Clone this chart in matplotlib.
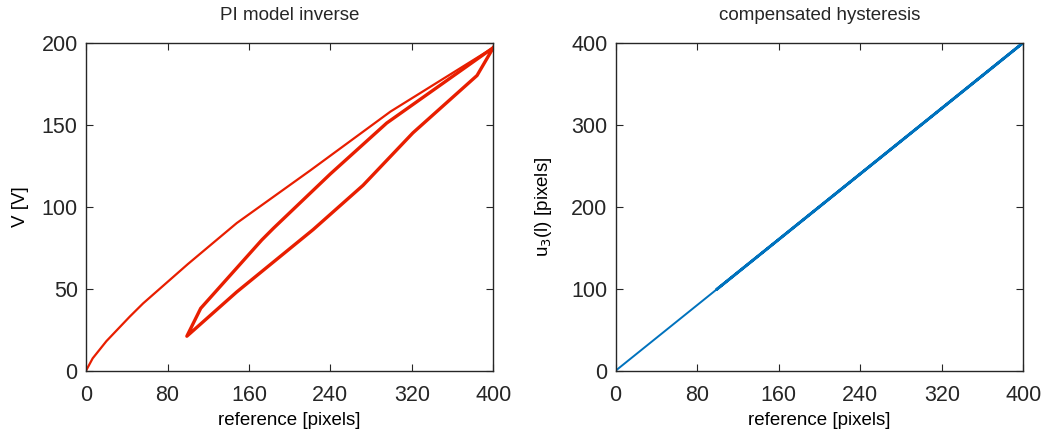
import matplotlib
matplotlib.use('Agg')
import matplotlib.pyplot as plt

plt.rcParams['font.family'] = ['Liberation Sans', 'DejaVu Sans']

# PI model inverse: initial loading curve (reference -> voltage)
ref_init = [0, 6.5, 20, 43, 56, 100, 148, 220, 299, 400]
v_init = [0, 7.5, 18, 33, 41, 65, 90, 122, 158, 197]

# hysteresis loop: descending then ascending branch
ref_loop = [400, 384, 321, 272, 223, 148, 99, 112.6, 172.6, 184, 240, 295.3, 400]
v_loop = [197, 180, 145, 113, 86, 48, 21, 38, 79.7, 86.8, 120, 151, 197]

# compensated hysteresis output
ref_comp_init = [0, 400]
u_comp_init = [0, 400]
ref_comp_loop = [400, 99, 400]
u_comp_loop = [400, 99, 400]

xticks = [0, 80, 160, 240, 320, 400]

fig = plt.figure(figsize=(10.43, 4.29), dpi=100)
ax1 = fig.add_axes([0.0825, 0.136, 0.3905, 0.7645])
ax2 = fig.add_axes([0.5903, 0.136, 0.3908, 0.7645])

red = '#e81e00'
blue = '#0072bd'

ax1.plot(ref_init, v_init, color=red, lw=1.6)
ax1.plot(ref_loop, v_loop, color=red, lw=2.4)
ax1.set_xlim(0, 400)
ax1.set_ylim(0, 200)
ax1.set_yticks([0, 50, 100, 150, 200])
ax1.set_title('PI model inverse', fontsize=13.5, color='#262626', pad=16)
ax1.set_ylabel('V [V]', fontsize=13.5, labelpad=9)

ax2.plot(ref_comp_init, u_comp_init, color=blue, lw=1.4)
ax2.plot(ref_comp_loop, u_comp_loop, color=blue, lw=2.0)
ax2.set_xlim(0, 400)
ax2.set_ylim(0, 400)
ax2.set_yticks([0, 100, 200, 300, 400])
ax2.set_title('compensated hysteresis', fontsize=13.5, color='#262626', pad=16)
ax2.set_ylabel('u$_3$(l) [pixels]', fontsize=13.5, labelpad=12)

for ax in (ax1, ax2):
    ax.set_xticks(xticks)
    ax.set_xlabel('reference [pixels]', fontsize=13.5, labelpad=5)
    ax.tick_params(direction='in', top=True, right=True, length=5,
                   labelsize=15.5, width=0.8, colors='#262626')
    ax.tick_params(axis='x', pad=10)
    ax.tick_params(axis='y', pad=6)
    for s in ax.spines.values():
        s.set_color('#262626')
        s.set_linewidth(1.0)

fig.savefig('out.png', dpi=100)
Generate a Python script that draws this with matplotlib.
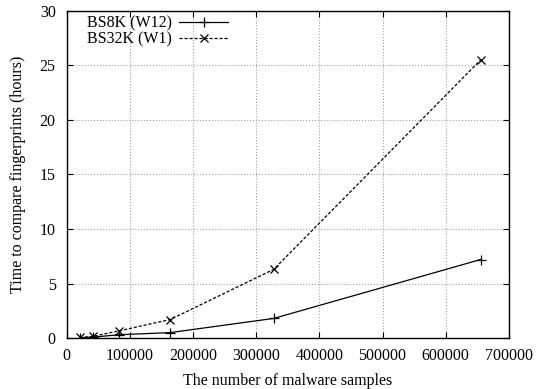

* * * * * * *

> Your goal: Restate, line by line and word for word, everything from the top of the material through the line that contains "plt.rcParams['font.family'] = ['Liberation". Leave pictures out.

> Result for this exercise:
Clone this chart in matplotlib.
import matplotlib
matplotlib.use('Agg')
import matplotlib.pyplot as plt

plt.rcParams['font.family'] = ['Liberation Sans', 'DejaVu Sans']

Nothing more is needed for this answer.